Medair looked up. It was a reaction she had not rid herself of, though she knew there was nothing to see. "What now?" she asked, with ungracious irritation.

[Leave.] A different voice, still male, older, spite and antagonism more apparent.

It was a warm day, sunny and sluggish. All around her were the sounds of Spring turning to Summer. Birds. There were always birds on the high slopes. Bees, a soft, deep buzz accompanying their drunken movements. She could smell the flowers they visited. The breeze carried that scent as it whisked leaves into motion, whistled through branches and low over the grass. She sat alone, high, high on one of the slopes where goats had once been taken to graze. The whole world stretched out before her. Very directly down, past the wooded middle slopes and patchily cleared lower reaches, a river snaked through farmland left untilled before being swallowed by the forest which was so useful in promoting isolation. There was a dark blot on the curve of the north-eastern horizon, which she might be imagining, thanks to having passed through the distant city, beyond thick forest, growing back towards a size reminiscent of the ruins it stood upon. To the partly visible west, the land turned gold. Grasslands. She had once watched them burn from her high vantage point. Black smoke had muddied the sunset and a red horizon had lasted long into the night. Too long ago, the first time she had visited Bariback Mountain.

A very pleasant spot, one of her favourites. The purple and white flowers could not be plucked as keepsakes. They died within minutes, their scent fading to nothing. Only those who climbed to this eagle's vantage would ever know the scent of the Bariback violet.

She did not want to move. Did not want to put the discarded shirt, leather jerkin and boots back over her sweaty flesh. And only the high slopes had the pleasantly cooling breeze. But they rarely gave her direct orders.

"You want me to go back to the cottage?" she asked, with a resigned sigh, closing the heavy leather book she had lugged all this way.

[Dolt.] The Empress's voice. She had heard that one often enough to recognise it.

Medair waited, but nothing more was forthcoming. She debated ignoring them. Still, she'd never recapture that sense of peace now that they'd intruded. She'd spend the rest of the morning wondering what the order meant. Perhaps... She turned her attention to the trees of the middle slopes, but there was no spiral of smoke to indicate the cottage was on fire.

Sighing, she crammed her long, somewhat dirty, bare feet into socks and then boots, frowning at the worn spots which meant she'd soon need a new pair, wrinkling her nose at the musty scent. Picked up her jerkin and slipped her arms into it, but did not fasten it at the front, tied the shirt about her waist. The skin of her breasts was pale and untanned, very white in contrast to the dark leather. The purplish stain she'd tried on this jerkin had resulted in a mottled, uneven colour, but it was not displeasing. It matched her hair which, while not purple, was certainly mottled, shading from dark goldy brown at the newest roots to near white at the tips.
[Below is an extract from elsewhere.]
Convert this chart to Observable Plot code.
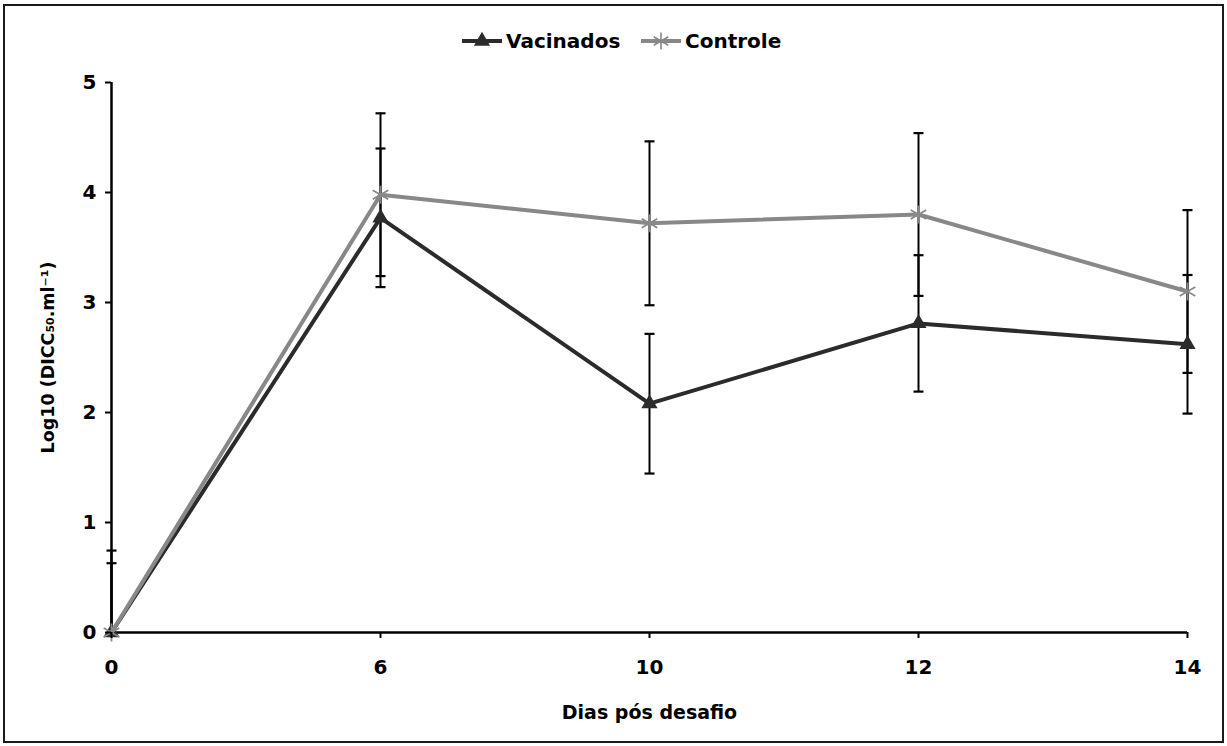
<!DOCTYPE html>
<html><head><meta charset="utf-8">
<script src="https://cdn.jsdelivr.net/npm/d3@7"></script>
<script src="https://cdn.jsdelivr.net/npm/@observablehq/plot@0.6"></script>
<style>
body{margin:0;background:#fff;font-family:"DejaVu Sans",sans-serif;}
#wrap{position:relative;width:1227px;height:746px;overflow:hidden;background:#fff;}
#border{position:absolute;left:3px;top:4px;width:1221px;height:739px;border:2px solid #1a1a1a;box-sizing:border-box;pointer-events:none}
#legend{position:relative;height:60px;}
.item{position:absolute;top:29px;height:24px;display:flex;align-items:center;font-weight:bold;font-size:20px;color:#000;}
.item svg{display:block;margin-right:2px;}
#chart svg{display:block;}
</style></head><body>
<div id="wrap"><div id="legend"></div><div id="chart"></div><div id="border"></div></div>
<script>
const days = ["0", "6", "10", "12", "14"];
const vacinados = [0, 3.77, 2.08, 2.81, 2.62];
const vacinadosErr = [0.63, 0.63, 0.635, 0.62, 0.63];
const controle = [0, 3.98, 3.72, 3.80, 3.10];
const controleErr = [0.745, 0.74, 0.745, 0.74, 0.74];
const seriesNames = ["Vacinados", "Controle"];
const yTicks = [0, 1, 2, 3, 4, 5];
const xLabel = "Dias pós desafio";
const yLabel = "Log10 (DICC₅₀.ml⁻¹)";

const vacColor = "#2b2b2b";
const ctrlColor = "#888888";

const vacRows = days.map((d, i) => ({day: d, v: vacinados[i], e: vacinadosErr[i]}));
const ctrlRows = days.map((d, i) => ({day: d, v: controle[i], e: controleErr[i]}));

// horizontal cap symbol for error bars
const capSymbol = {draw(ctx) { ctx.moveTo(-5, 0); ctx.lineTo(5, 0); }};

function errMarks(rows) {
  return [
    Plot.ruleX(rows, {x: "day", y1: d => Math.max(0, d.v - d.e), y2: d => d.v + d.e, stroke: "#000", strokeWidth: 2}),
    Plot.dot(rows, {x: "day", y: d => d.v + d.e, symbol: capSymbol, stroke: "#000", fill: "none", strokeWidth: 2.2}),
    Plot.dot(rows.filter(d => d.v - d.e >= 0), {x: "day", y: d => d.v - d.e, symbol: capSymbol, stroke: "#000", fill: "none", strokeWidth: 2.2})
  ];
}

const chart = Plot.plot({
  width: 1227,
  height: 686,
  marginTop: 22,
  marginBottom: 114,
  marginLeft: 111,
  marginRight: 40,
  x: {type: "point", domain: days, padding: 0},
  y: {domain: [0, 5]},
  style: {fontFamily: "DejaVu Sans", fontWeight: "bold", color: "#000", background: "transparent", overflow: "visible"},
  marks: [
    ...errMarks(vacRows),
    ...errMarks(ctrlRows),
    Plot.ruleY([0], {stroke: "#000", strokeWidth: 2.5}),
    Plot.ruleX([days[0]], {stroke: "#000", strokeWidth: 2.5}),
    Plot.line(vacRows, {x: "day", y: "v", stroke: vacColor, strokeWidth: 4}),
    Plot.dot(vacRows, {x: "day", y: "v", symbol: "triangle", r: 6, fill: vacColor, stroke: "none"}),
    Plot.line(ctrlRows, {x: "day", y: "v", stroke: ctrlColor, strokeWidth: 4}),
    Plot.dot(ctrlRows, {x: "day", y: "v", symbol: "asterisk", r: 8.5, stroke: ctrlColor, strokeWidth: 1.8}),
    Plot.axisX({tickSize: 6, tickPadding: 21, fontSize: 20, fontWeight: "bold", label: null, strokeWidth: 2}),
    Plot.axisY({ticks: yTicks, tickSize: 6, tickPadding: 9, fontSize: 20, fontWeight: "bold", label: null, strokeWidth: 2, tickFormat: d => String(d)}),
    Plot.text([xLabel], {frameAnchor: "bottom", dy: 86, text: d => d, fontSize: 19, fontWeight: "bold", textAnchor: "middle"}),
    Plot.text([yLabel], {frameAnchor: "left", dx: -63, rotate: -90, text: d => d, fontSize: 17.5, fontWeight: "bold", textAnchor: "middle"})
  ]
});
document.getElementById("chart").appendChild(chart);

// legend
const legend = document.getElementById("legend");
const lefts = [460, 639];
const colors = [vacColor, ctrlColor];
seriesNames.forEach((name, i) => {
  const item = document.createElement("div");
  item.className = "item";
  item.style.left = lefts[i] + "px";
  const svg = d3.create("svg").attr("width", 44).attr("height", 20);
  svg.append("line").attr("x1", 2).attr("x2", 42).attr("y1", 10).attr("y2", 10)
    .attr("stroke", colors[i]).attr("stroke-width", 4);
  if (i === 0) {
    svg.append("path").attr("transform", "translate(22,10)")
      .attr("d", d3.symbol(d3.symbolTriangle, 6 * 6 * Math.PI)()).attr("fill", colors[i]);
  } else {
    svg.append("path").attr("transform", "translate(22,10)")
      .attr("d", d3.symbol(d3.symbolAsterisk, 8 * 8 * Math.PI)()).attr("fill", "none")
      .attr("stroke", colors[i]).attr("stroke-width", 1.6);
  }
  item.appendChild(svg.node());
  const span = document.createElement("span");
  span.textContent = name;
  item.appendChild(span);
  legend.appendChild(item);
});
</script>
</body></html>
The sun's work, bleaching colour from her hair even as it erratically darkened her exposed skin. All mottled this spring, from dark hazel eyes of green and blue and brown to the patched trousers, one of a pair which had suffered because she had neglected to think of what she would need to live away from others over a winter, without handy seamstresses and tanners to turn to.

It was a long way down the mountain. She meandered, a part of her watching for any hint of what might have prompted her pests to speak to her, but the oppressive warmth of the day - much increased out of the high breezes - made her disinclined to speed or effort. The book, one of the many which had made her winter home such a find, was even more of a burden than it had been during the ascent, the leather feeling unpleasant beneath sweaty fingers. But the grand and splendid solitude had been worth it, had become something she craved, needed, suffered without.

The possibilities of this story caught me. The woman was obviously used to the voices, she considered them a nuisance, but something she did not quite dare ignore. So she went down the mountain to her makeshift home, a hut abandoned after plague, and snatched up a dusty satchel which had apparently once been very important to her. From this she removed a ring which allowed her to become invisible, and she waited for her unexpected visitors: a group of people who had been sent to bring back "the one who lives on Bariback Mountain". Hearing this, the woman immediately stole the hunters' horses and left.

At that time I didn't know what her background was, but I knew she was the subject of a prophecy which claimed that she would be the pivotal advantage in an upcoming war, and that the voices which had warned her to flee emanated from an enchanted pack of cards which positively haunted her. By the next chapter she had some history. She was the hero who quested for the artefact to win the war, and found it. Only to return too late. Five hundred years too late, to be precise.

Twelve chapters later I realised the voices were completely irrelevant to the plot and edited them and their pack of cards out of the story.